The rise of full-frame sensors has been on its way for years now. However, Super 35 is still seen as the standard for most serious filmmakers.

In this episode of How To Video, creative director Nick LaClair discusses some of the pros and cons of full-frame sensors, and what he would buy right now.

History

Super 35 (or 35MM film) started gaining in popularity back in the early ’80s when it was first introduced. Since then, it has been extremely popular with filmmakers, and somewhat of a standard. At the time, the only larger film format was 70MM film, which is typically only used for IMAX theaters since it was extremely expensive.

Fast forward to the modern age of video production, and most camcorders and cinema rigs still shoot Super 35, but now in a digital format. In the mid-2000s, industry leaders such as Red and Arrri were among the first to bring Super 35 to a digital format. These juggernauts still dominate the category today, and are used by Hollywood filmmakers and independent videographers alike.

Around the same time, however, companies like Canon, Nikon, and Sony started building DSLRs that could shoot video as well. Since DSLRs are made to shoot photography, their sensors are bigger than those of cameras made to shoot only video.

This ultimately led professional camera manufacturers to introduce cameras that were specifically designed to shoot full-frame as well. Which brings us back to our original question, are full-frame video cameras worth it?

If you’re in the market to purchase a new pro camera, there are some very serious factors that need to be taken into consideration. We’ll examine them in detail below.

Benefits of Full-Frame

The case for full-frame starts with the distinctive benefits of having a larger sensor size. First, it allows for more control over your depth of field. Having the option to create smoother blur behind your subject, or bokeh, is a powerful creative option. In films like Midsommer, you can see the use of this across the board, especially during close-ups of the subject with a large distant background.

Second, full-frame offers improved low light performance. Because of the larger sensor size, more light reaches the sensor, which is pivotal for filming in dark environments.

Improved ISO performance is also associated with full-frame sensors.

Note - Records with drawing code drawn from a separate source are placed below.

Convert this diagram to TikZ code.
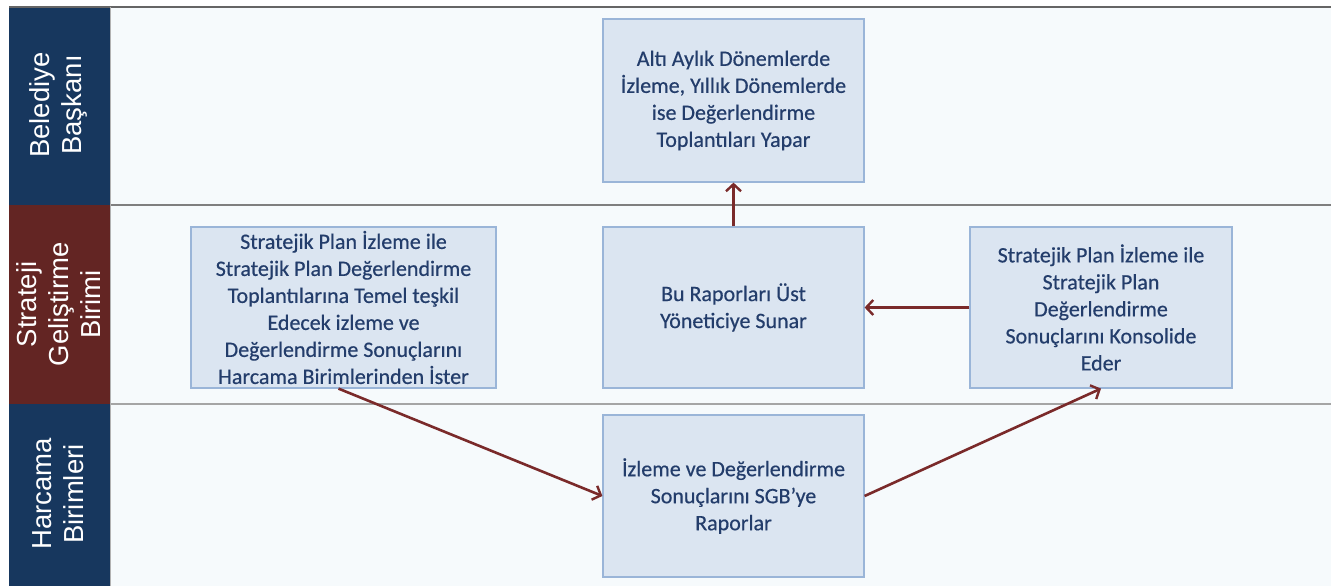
\documentclass[tikz,border=0pt]{standalone}
\usepackage{fontspec}
\setmainfont{Carlito}
\newfontfamily\boxfont{Carlito}[FakeBold=0.5]
\newfontfamily\lanefont{Liberation Sans}
\usetikzlibrary{arrows.meta}
\definecolor{navyhdr}{HTML}{17375E}
\definecolor{redhdr}{HTML}{632523}
\definecolor{lanebg}{HTML}{F6FAFC}
\definecolor{boxfill}{HTML}{DBE5F1}
\definecolor{boxline}{HTML}{9AB5D8}
\definecolor{boxtext}{HTML}{233D6B}
\definecolor{arrowc}{HTML}{7A2A2A}
\definecolor{sepline}{HTML}{7F7F7F}
\tikzset{
  procbox/.style={draw=boxline, line width=1.2pt, fill=boxfill, text=boxtext,
    align=center, inner sep=0pt, font=\boxfont\fontsize{22}{27}\selectfont},
  lanehdr/.style={text=white, rotate=90, align=center, font=\lanefont\fontsize{27.5}{32}\selectfont},
  flow/.style={draw=arrowc, line width=2.6pt, -{Straight Barb[length=7pt,width=15pt,line width=2.4pt]}}
}
\begin{document}
\begin{tikzpicture}[x=1pt,y=-1pt]
\useasboundingbox (0,0) rectangle (1331,586);
\fill[white] (0,0) rectangle (1331,586);
% lane backgrounds
\fill[lanebg] (110,7) rectangle (1331,586);
% headers
\fill[navyhdr] (9,7) rectangle (110,205);
\fill[redhdr] (9,205) rectangle (110,404);
\fill[navyhdr] (9,404) rectangle (110,586);
\node[lanehdr] (h1) at (58.5,105) {Belediye\\Başkanı};
\node[lanehdr] (h2) at (58.5,304.5) {Strateji\\Geliştirme\\Birimi};
\node[lanehdr] (h3) at (58.5,494) {Harcama\\Birimleri};
% separators
\draw[sepline!80!black, line width=1.2pt] (9,7) -- (1331,7);
\draw[sepline, line width=1.2pt] (110,205) -- (1331,205);
\draw[sepline!70, line width=2.2pt] (110,404) -- (1331,404);
\draw[sepline!60, line width=0.8pt] (110,7) -- (110,586);
% boxes
\node[procbox, minimum width=261pt, minimum height=163pt] (top) at (733.5,100.5)
  {Altı Aylık Dönemlerde\\İzleme, Yıllık Dönemlerde\\ise Değerlendirme\\Toplantıları Yapar};
\node[procbox, minimum width=305pt, minimum height=161pt] (left) at (343.5,307.5)
  {Stratejik Plan İzleme ile\\Stratejik Plan Değerlendirme\\Toplantılarına Temel teşkil\\Edecek izleme ve\\Değerlendirme Sonuçlarını\\Harcama Birimlerinden İster};
\node[procbox, minimum width=261pt, minimum height=161pt] (mid) at (733.5,307.5)
  {Bu Raporları Üst\\Yöneticiye Sunar};
\node[procbox, minimum width=262pt, minimum height=161pt] (right) at (1101,307.5)
  {Stratejik Plan İzleme ile\\Stratejik Plan\\Değerlendirme\\Sonuçlarını Konsolide\\Eder};
\node[procbox, minimum width=261pt, minimum height=162pt] (bot) at (733.5,496)
  {İzleme ve Değerlendirme\\Sonuçlarını SGB’ye\\Raporlar};
% connectors
\draw[flow] (mid.north) -- (top.south);
\draw[flow] (right.west) -- (mid.east);
\draw[flow] ([xshift=-5pt]left.south) -- (bot.west);
\draw[flow] (bot.east) -- (right.south);
\end{tikzpicture}
\end{document}
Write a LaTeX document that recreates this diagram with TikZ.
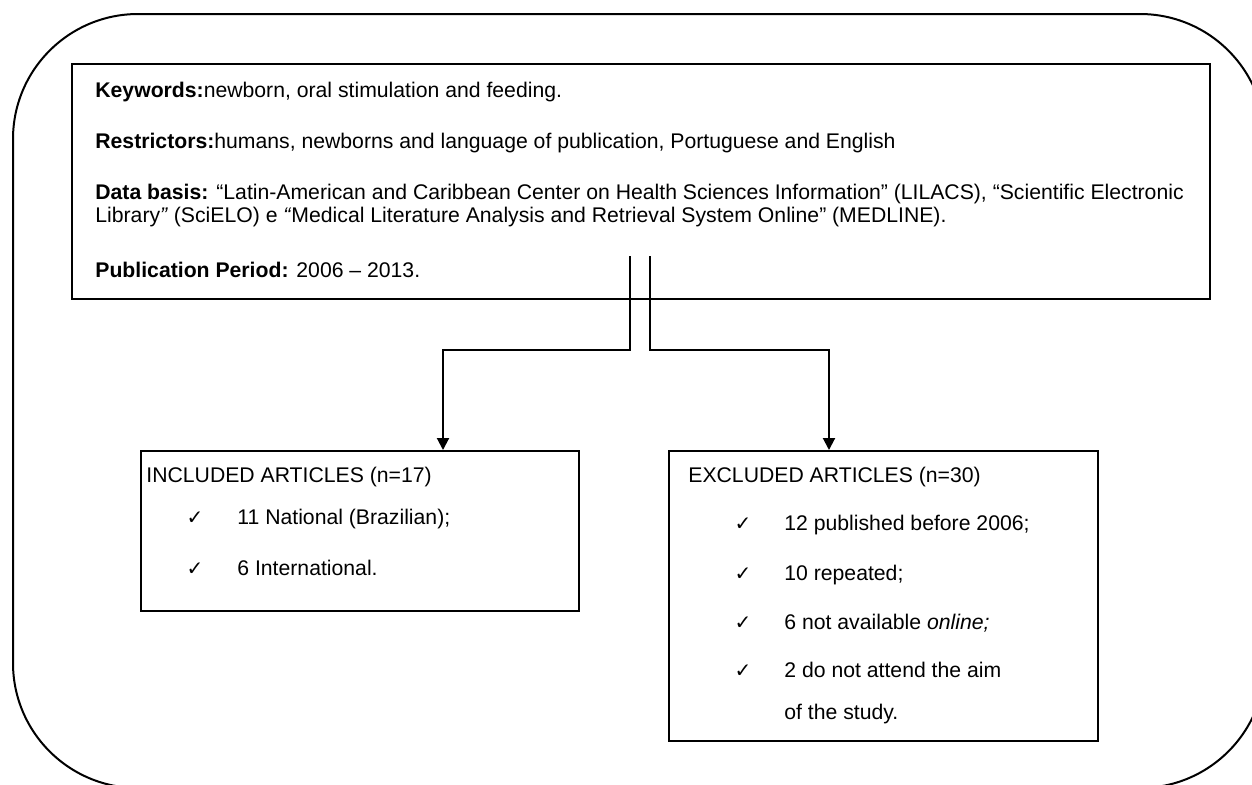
\documentclass[tikz,border=0pt]{standalone}
\usepackage{fontspec}
\setmainfont{Liberation Sans}
\newfontfamily\checkfont{DejaVu Sans}
\usetikzlibrary{arrows.meta,positioning}

\newcommand{\chkmark}{{\checkfont\fontsize{10}{10}\selectfont ✓}}

\begin{document}
\begin{tikzpicture}[
    x=0.5pt, y=-0.5pt,
    font=\fontsize{10.6}{12.7}\selectfont,
    box/.style={draw, line width=1pt, inner sep=0pt, anchor=north west},
    txt/.style={anchor=base west, inner sep=0pt},
    chk/.style={anchor=base, inner sep=0pt},
    arr/.style={-{Triangle[length=6pt,width=6pt]}, line width=1pt}
  ]
    \useasboundingbox (0,0) rectangle (1252,784);

    % Outer frame
    \draw[line width=1pt, rounded corners=62.5pt] (13,14) rectangle (1265,788);

    % Search box
    \node[box, minimum width=569pt, minimum height=117.5pt] (search) at (71,63) {};
    \node[txt] (kw)  at (95,97)  {\textbf{Keywords:}newborn, oral stimulation and feeding.};
    \node[txt] (rs)  at (95,148) {\textbf{Restrictors:}humans, newborns and language of publication, Portuguese and English};
    \node[txt] (db1) at (95,199) {\textbf{Data basis:} “Latin-American and Caribbean Center on Health Sciences Information” (LILACS), “Scientific Electronic};
    \node[txt] (db2) at (95,222) {Library\textit{”} (SciELO) e \textit{“}Medical Literature Analysis and Retrieval System Online” (MEDLINE).};
    \node[txt] (pp)  at (95,277) {\textbf{Publication Period:} 2006 – 2013.};

    % Result boxes
    \node[box, minimum width=219pt, minimum height=80pt] (inc) at (140,450) {};
    \node[box, minimum width=214.5pt, minimum height=145pt] (exc) at (668,450) {};

    % Included articles
    \node[txt] (incT) at (146,482) {INCLUDED ARTICLES (n=17)};
    \foreach \yy/\lbl [count=\i] in {524/{11 National (Brazilian);}, 575/{6 International.}} {
      \node[chk] (incc\i) at (195,\yy) {\chkmark};
      \node[txt] (inci\i) at (237,\yy) {\lbl};
    }

    % Excluded articles
    \node[txt] (excT) at (688,482) {EXCLUDED ARTICLES (n=30)};
    \foreach \yy/\lbl [count=\i] in {530/{12 published before 2006;}, 580/{10 repeated;}, 629/{6 not available \textit{online;}}, 677/{2 do not attend the aim}} {
      \node[chk] (excc\i) at (743,\yy) {\chkmark};
      \node[txt] (exci\i) at (784,\yy) {\lbl};
    }
    \node[txt] (exci5) at (784,719) {of the study.};

    % Connectors
    \coordinate (sL) at (630,256);
    \coordinate (sR) at (650,256);
    \coordinate (aL) at (443,350);
    \coordinate (aR) at (829,350);
    \draw[arr] (sL) |- (aL) -- (aL |- inc.north);
    \draw[arr] (sR) |- (aR) -- (aR |- exc.north);
\end{tikzpicture}
\end{document}
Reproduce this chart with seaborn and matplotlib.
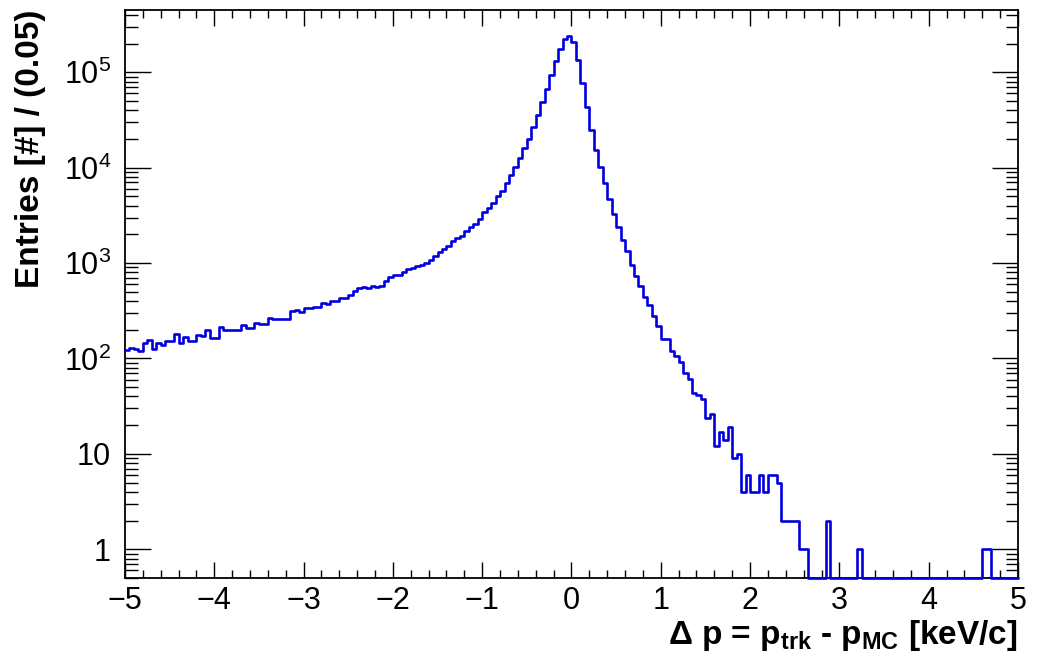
import numpy as np
import pandas as pd
import matplotlib
matplotlib.use("Agg")
import matplotlib.pyplot as plt
import seaborn as sns
from matplotlib.ticker import (MultipleLocator, FixedLocator, FixedFormatter,
                               LogLocator, NullFormatter)

# ---------------- data ----------------
bin_low, bin_high, n_bins = -5.0, 5.0, 200

# bins 0-51  (-5.00 .. -2.40)
counts_left = [124, 130, 126, 119, 146, 158, 127, 146, 140, 152,
               152, 181, 146, 169, 154, 154, 177, 171, 200, 162,
               162, 213, 201, 201, 201, 198, 225, 211, 211, 237,
               231, 231, 267, 262, 262, 262, 262, 313, 321, 305,
               340, 340, 345, 345, 383, 370, 405, 405, 432, 432,
               460, 515]
# bins 52-101 (-2.40 .. 0.10)
counts_core = [550, 564, 550, 581, 568, 572, 645, 717, 746, 758,
               809, 869, 883, 942, 949, 1005, 1088, 1180, 1310, 1410,
               1525, 1720, 1835, 1940, 2150, 2390, 2575, 2905, 3405, 3785,
               4270, 5010, 5650, 6920, 8300, 10070, 12600, 16060, 20100, 26700,
               35900, 48300, 67100, 94100, 132000, 175000, 221000, 239000, 207000, 133000]
# bins 102-199 (0.10 .. 5.00)
counts_right = [78000, 43000, 25000, 15400, 10150, 6900, 4730, 3300, 2390, 1760,
                1350, 965, 728, 572, 443, 360, 278, 218, 161, 161,
                119, 106, 92, 70, 61, 44, 41, 38, 24, 26,
                12, 17, 14, 19, 9, 10, 4, 6, 4, 4,
                6, 4, 6, 6, 5, 2, 2, 2, 2, 1,
                1, 0, 0, 0, 0, 2, 0, 0, 0, 0,
                0, 0, 1, 0, 0, 0, 0, 0, 0, 0,
                0, 0, 0, 0, 0, 0, 0, 0, 0, 0,
                0, 0, 0, 0, 0, 0, 0, 0, 0, 0,
                1, 1, 0, 0, 0, 0, 0, 0]

x_ticks = [-5, -4, -3, -2, -1, 0, 1, 2, 3, 4, 5]
x_tick_labels = ["\u22125", "\u22124", "\u22123", "\u22122", "\u22121",
                 "0", "1", "2", "3", "4", "5"]
y_ticks = [1, 10, 100, 1000, 10000, 100000]
y_tick_labels = ["1", "10", r"$\mathregular{10^{2}}$", r"$\mathregular{10^{3}}$",
                 r"$\mathregular{10^{4}}$", r"$\mathregular{10^{5}}$"]
x_title = r"$\Delta$ p = p$_{\mathbf{trk}}$ - p$_{\mathbf{MC}}$ [keV/c]"
y_title = "Entries [#] / (0.05)"

# ---------------- style ----------------
sns.set_style("ticks")
plt.rcParams["font.family"] = ["Liberation Sans", "DejaVu Sans"]
plt.rcParams["mathtext.fontset"] = "custom"
plt.rcParams["mathtext.rm"] = "Liberation Sans"
plt.rcParams["mathtext.bf"] = "Liberation Sans:bold"
plt.rcParams["mathtext.it"] = "Liberation Sans:bold"
plt.rcParams["mathtext.sf"] = "Liberation Sans"
plt.rcParams["mathtext.default"] = "bf"
for key in ["text.color", "axes.labelcolor", "xtick.color", "ytick.color",
            "axes.edgecolor"]:
    plt.rcParams[key] = "black"

counts = np.array(counts_left + counts_core + counts_right, dtype=float)
width = (bin_high - bin_low) / n_bins
centers = bin_low + width * (np.arange(n_bins) + 0.5)
y_min, y_max = 0.5, 4.5e5
df = pd.DataFrame({"dp": centers,
                   "entries": np.where(counts > 0, counts, y_min)})

fig = plt.figure(figsize=(10.4, 6.64), dpi=100)
ax = fig.add_axes([0.1202, 0.1295, 0.8586, 0.8555])

sns.histplot(data=df, x="dp", weights="entries", bins=n_bins,
             binrange=(bin_low, bin_high), element="step", fill=False,
             color="#0000dd", linewidth=1.9, ax=ax)
line = ax.lines[-1]
line.set_clip_on(False)
line.set_zorder(5)

ax.set_yscale("log")
ax.set_xlim(bin_low, bin_high)
ax.set_ylim(y_min, y_max)

ax.xaxis.set_major_locator(FixedLocator(x_ticks))
ax.xaxis.set_major_formatter(FixedFormatter(x_tick_labels))
ax.xaxis.set_minor_locator(MultipleLocator(0.2))
ax.yaxis.set_major_locator(FixedLocator(y_ticks))
ax.yaxis.set_major_formatter(FixedFormatter(y_tick_labels))
ax.yaxis.set_minor_locator(LogLocator(base=10, subs=np.arange(2, 10)))
ax.yaxis.set_minor_formatter(NullFormatter())

ax.tick_params(which="both", direction="in", top=True, right=True,
               colors="black", width=1.0, labelsize=22)
ax.xaxis.set_tick_params(which="major", length=11.3, pad=6)
ax.xaxis.set_tick_params(which="minor", length=5.5)
ax.yaxis.set_tick_params(which="major", length=18.5, pad=10)
ax.yaxis.set_tick_params(which="minor", length=9)
for lab in ax.get_yticklabels():
    lab.set_fontweight("normal")

for sp in ax.spines.values():
    sp.set_linewidth(1.3)
    sp.set_color("black")

ax.set_xlabel(x_title, fontsize=24, fontweight="bold", loc="right")
ax.xaxis.set_label_coords(1.0, -0.07)
ax.set_ylabel(y_title, fontsize=24, fontweight="bold", loc="top")
ax.yaxis.set_label_coords(-0.088, 1.0)

fig.savefig("out.png", dpi=100)
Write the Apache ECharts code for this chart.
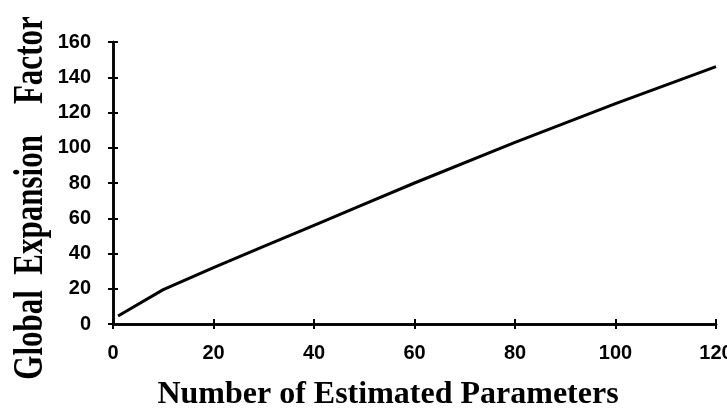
<!DOCTYPE html>
<html>
<head>
<meta charset="utf-8">
<script src="https://cdn.jsdelivr.net/npm/echarts@6/dist/echarts.min.js"></script>
<style>
html,body{margin:0;padding:0;background:#fff;}
#chart{width:727px;height:408px;}
</style>
</head>
<body>
<div id="chart"></div>
<script>
// Number of estimated parameters (x) and global expansion factor (y)
const params = [1, 10, 20, 30, 40, 50, 60, 80, 100, 120];
const factor = [4.5, 19.5, 32, 44, 56, 68, 80, 103, 125, 146];
const xTitle = 'Number of Estimated Parameters';
const yTitle = 'Global  Expansion    Factor';

const labelFont = { color: '#000', fontFamily: '"Liberation Sans Narrow", "Liberation Sans", Arial, sans-serif', fontWeight: 'bold', fontSize: 20 };
const titleFont = { color: '#000', fontFamily: '"Liberation Serif", "Times New Roman", serif', fontWeight: 'bold', fontSize: 32 };
const axisLine = { show: true, lineStyle: { color: '#000', width: 2.5 } };
const tickStyle = { color: '#000', width: 2 };

const chart = echarts.init(document.getElementById('chart'), null, { renderer: 'canvas' });
chart.setOption({
  animation: false,
  backgroundColor: '#fff',
  grid: { left: 113, right: 11, top: 42, bottom: 84, containLabel: false, outerBoundsMode: 'none' },
  xAxis: [
    {
      type: 'value', min: 0, max: 120, interval: 20, position: 'bottom',
      axisLine: axisLine,
      axisTick: { show: true, inside: false, length: 5, lineStyle: tickStyle },
      axisLabel: Object.assign({ margin: 19 }, labelFont),
      splitLine: { show: false },
      name: xTitle, nameLocation: 'middle', nameGap: 55,
      nameTextStyle: Object.assign({ padding: [0, 53, 0, 0] }, titleFont)
    },
    {
      type: 'value', min: 0, max: 120, interval: 20, position: 'bottom',
      axisLine: axisLine,
      axisTick: { show: true, inside: true, length: 5, lineStyle: tickStyle },
      axisLabel: { show: false }, splitLine: { show: false }
    }
  ],
  yAxis: [
    {
      type: 'value', min: 0, max: 160, interval: 20, position: 'left',
      axisLine: axisLine,
      axisTick: { show: true, inside: false, length: 5, lineStyle: tickStyle },
      axisLabel: Object.assign({ margin: 22 }, labelFont),
      splitLine: { show: false }
    },
    {
      type: 'value', min: 0, max: 160, interval: 20, position: 'left',
      axisLine: axisLine,
      axisTick: { show: true, inside: true, length: 5, lineStyle: tickStyle },
      axisLabel: { show: false }, splitLine: { show: false }
    }
  ],
  graphic: [{
    type: 'text',
    x: 31, y: 198,
    rotation: Math.PI / 2,
    scaleY: 1.35,
    style: {
      text: yTitle,
      font: 'bold 31px "Liberation Serif", "Times New Roman", serif',
      fill: '#000',
      textAlign: 'center',
      textVerticalAlign: 'middle'
    }
  }],
  series: [{
    type: 'line',
    xAxisIndex: 0, yAxisIndex: 0,
    data: params.map((p, i) => [p, factor[i]]),
    showSymbol: false, symbol: 'none',
    lineStyle: { color: '#000', width: 3 },
    smooth: false
  }]
});
</script>
</body>
</html>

Since the pixels are larger, you can expect less noise at higher ISO levels. While you’ll want to keep ISO generally low, having the option to crank it up without losing quality can be very beneficial in certain circumstances.

Last but not least, you can get closer to your subject while still maintaining quality. Full-frame, as mentioned above, lets in more light and distorts less when using a wide lens. A great example of this is in The Revenant. A wide-angle lens, combined with a large-format camera, allowed them to keep so much of the scene in the shot while maintaining a close up on the subject. You can expect similar results with most full-frame cameras.

Drawbacks of Full-Frame

Of course, as with most things, with the good comes the bad. First, having more control over your depth of field makes it more difficult to accurately pull focus. If you’re shooting a scene with a lot of different subjects to switch between, this could be a huge hindrance.

Next, there are some functional limitations. A bigger sensor size usually means a bigger camera, which will result in heavier equipment. The bigger camera will also produce more heat and use batteries more quickly.

Another potential hiccup is the lenses that are on the market. While there is a large variety of photo and rehoused lenses that work for full-frame cameras, the industry is lagging behind when it comes to purpose-built cinema lenses. Depending on the type of film you’re shooting, you might fare just fine without a cinema specific lens. However, the differences could be vital to your project. For more information on the difference between lens types, watch our How To Video on lenses.

Last, and possibly the biggest potential deal-breaker, is the price. To get a full-frame camcorder or cinema rig, it will cost $10,000at the very least. The only other option is using a DSLR, which will be much cheaper, but will lack the benefits of using a dedicated cinema rig. To explore more of the differences in camera types, watch our episode, “Real World Lessons on the Camera Features That Count.”

On top of the cost of the camera, if you wanted to purchase one of the few purpose-built full-frame cinema lenses, it might cost between $20,000 – $100,000. Between that, and extra batteries and other accessories, you’re looking at a very pricey setup.

Super 35 VS. Full-Frame

When it comes down to deciding whether to choose a camera with a full-frame sensor, Super 35, or both, we think it will come down to two different trains of thought.

On the one hand, some will look to personal preference to help them decide. Since many Hollywood films are shot with Super 35 sensors, a lot of people will stick with Super 35 to achieve a similar look. If that’s the route you choose, you get the benefit of having a robust catalog of cinema-specific gear. In addition, as full-frame continues to gain popularity, Super 35 gear is coming down in price. For instance, the Arri Amira or Red Helium 8K S35 would be the ultimate Super 35 cinema rigs if money is no object.

On the other hand, if you’re looking for a new camera that is going to be used for any and all video projects, investing in a full-frame set up generally allows for both the full-frame and Super 35 look would be your best bet. Cameras such as the Canon EOS C500 Mark ii or Sony FX9 provide every option you would possibly need for sensor size, and many more features. Since full-frame is still relatively new in the camera world you can expect to pay top tier prices for these cameras.